Effect of EUK treatment on RSV-induced lipid peroxidation. A549 cells were treated with different μM concentrations of EUK-8 and EUK-189 and infected with RSV. Cell supernatants were harvested at 24 h postinfection to measure F₂-isoprostanes and malondialdehyde (MDA). Results are expressed as means ± SE. Results are representative of two independent experiments run in triplicate. *P < 0.05 and **P < 0.01 compared with untreated RSV-infected cells.

Fig. 5.

Effect of EUK treatment on RSV-induced cytokine and chemokine production. A549 cells (A) or small alveolar epithelial (SAE) cells (B) were infected with RSV in the absence or presence of different μM concentrations of EUK-8 and EUK-189. Cell supernatants from uninfected and RSV-infected, treated or untreated, were assayed at 24 h postinfection for cytokine and chemokine secretion by Bio-Plex. IL, interleukin; G-CSF, granulocyte colony-stimulating factor; IP-10, interferon-induced protein-10; MIP-1β, macrophage inflammatory protein-1β; RANTES, regulated on activation normal T cell expressed and secreted. Results are expressed as means ± SE. Results are representative of two independent experiments run in triplicate. *P < 0.05 and **P < 0.01 compared with untreated RSV-infected cells.

Fig. 6.

Effect of EUK postinfection treatment on RSV-induced lipid peroxidation and IL-8 secretion. A549 cells were treated with different μM concentrations of EUK-8 at 3 h postinfection and harvested at 24 h postinfection to measure 8-isoprostane (A) and IL-8 (B). Results are expressed as means ± SE. Results are representative of two independent experiments run in triplicate. **P < 0.01 compared with untreated RSV-infected cells.

Fig. 7.

Effect of EUK treatment on RSV-induced interferon regulatory factor (IRF)-3 and p65 activation.

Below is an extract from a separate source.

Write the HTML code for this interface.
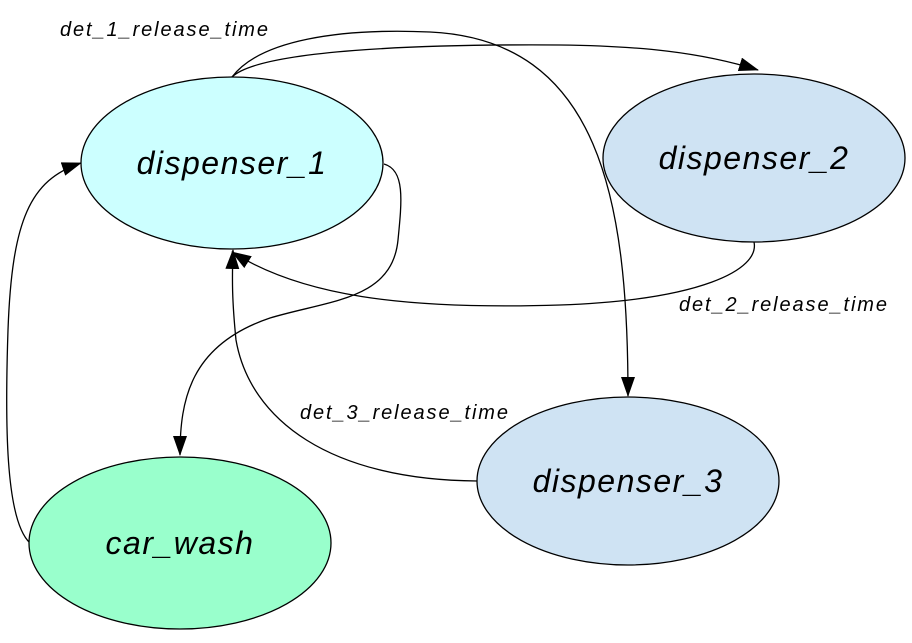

Total cell lysates (A) or nuclear extracts (B) were prepared from A549 cells, control and infected with RSV for 6 and 15 h, in the absence or presence of 100 μM EUK-8 and assayed for p65 phosphorylation and IRF-3 nuclear levels, respectively, by Western blot. Membranes were stripped and reprobed for either β-actin or lamin b as a control for equal loading of the samples. Blot is representative of two independent experiments with similar results.

Fig. 8.

Effect of EUK treatment on viral replication. A549 cells were treated with different μM concentrations of EUK-8 and EUK-189, followed by infection with RSV. Cells were harvested at 24 h postinfection to prepare either total RNA to measure RSV N gene copies by real-time PCR (A) or total cell lysates to detect RSV proteins by Western blot. Membrane was stripped and reprobed with β-actin as a control for equal loading of the samples (B). Figures are representative of two independent experiments with similar results. A549 cells were treated with different μM concentrations of EUK-8 and EUK-189 followed by infection with RSV at a multiplicity of infection of 0.01. Viral replication was determined 24 h postinfection by either direct immunostaining (C) or by titration of viral infectious particles released in the cell supernatants by plaque assay (D). Data are representative of two independent experiments with similar results. *P < 0.05 and **P < 0.01 compared with untreated RSV-infected cells.

Fig. 9.

Effect of EUK treatment on RSV-induced lactate dehydrogenase (LDH) release. A549 cells were infected with RSV in the absence or presence of different μM concentrations of EUK-8. Cell supernatants from uninfected and RSV infected, treated or untreated, were assayed at 24 h postinfection for LDH activity. Results are expressed as means ± SE. Results are representative of two independent experiments run in triplicate. *P < 0.05 compared with untreated, RSV-infected cells.